The chorus is growing for the same and also for ‘de-dollarisation’. In the run-up to the Johannesburg summit, a lot of debate was generated about the possibility of creating a single BRICS currency. Since the currencies of all BRICS countries start with the letter R—Real for Brazil, Ruble for Russia, Rupee for India, Renminbi for China and Rand for South Africa—some innovatively named the new currency R-5. For some reason, the issue couldn’t be taken up at the summit and many point fingers at India’s opposition.
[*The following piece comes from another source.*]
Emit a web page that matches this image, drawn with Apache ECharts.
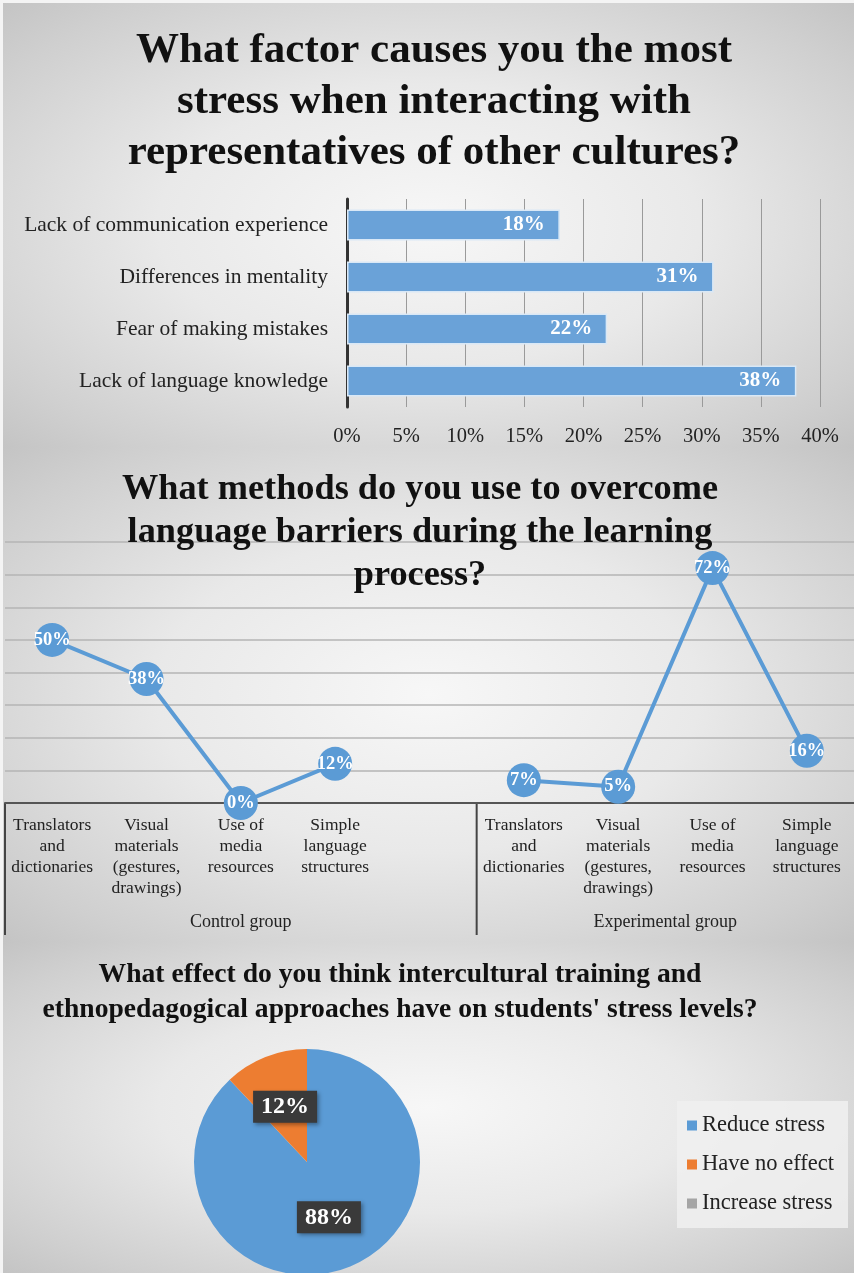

There is no denying that the dollar is losing its influence. Eminent economists like Jeffrey Sachs predict that the “dollar domination will soon end.” They blame the US’ tendency to tamper with payments systems for geopolitical reasons and weaponisation of the dollar. Moreover, the US share in global goods trade has fallen below 10 per cent now. Trading in dollar has also seen a steep decline in the last couple of decades and stands at 59 per cent today. In that situation, questioning why two non-dollar states should trade in dollar sounds logical.
However, India needs to tread this path carefully. With its vast dollar reserves amounting to over $600 billion and growing trade relationships with G7 countries, it cannot completely dissociate itself from the dollar. There is no guarantee that the alternative currency would not be dominated by another country. Additionally, India is already trading in rupee with 18 countries and as the Indian economy grows bigger, that number will go up.
Duopoly in settlement systems may be a good option for India and many other countries. But in the long run, it should not lead to an economic version of the Cold War. Ideally, India’s efforts through BRICS+ should be to build an open international economic system where G7 and BRICS won’t be at loggerheads and multilateral financial institutions like the International Monetary Fund (IMF) and World Bank become truly global.
Jim O’Neill’s proposition, “What the world really needs is… a genuinely representative global economic governance”, should be the guiding principle for the BRICS leadership as it prepares to navigate the turbulent waters.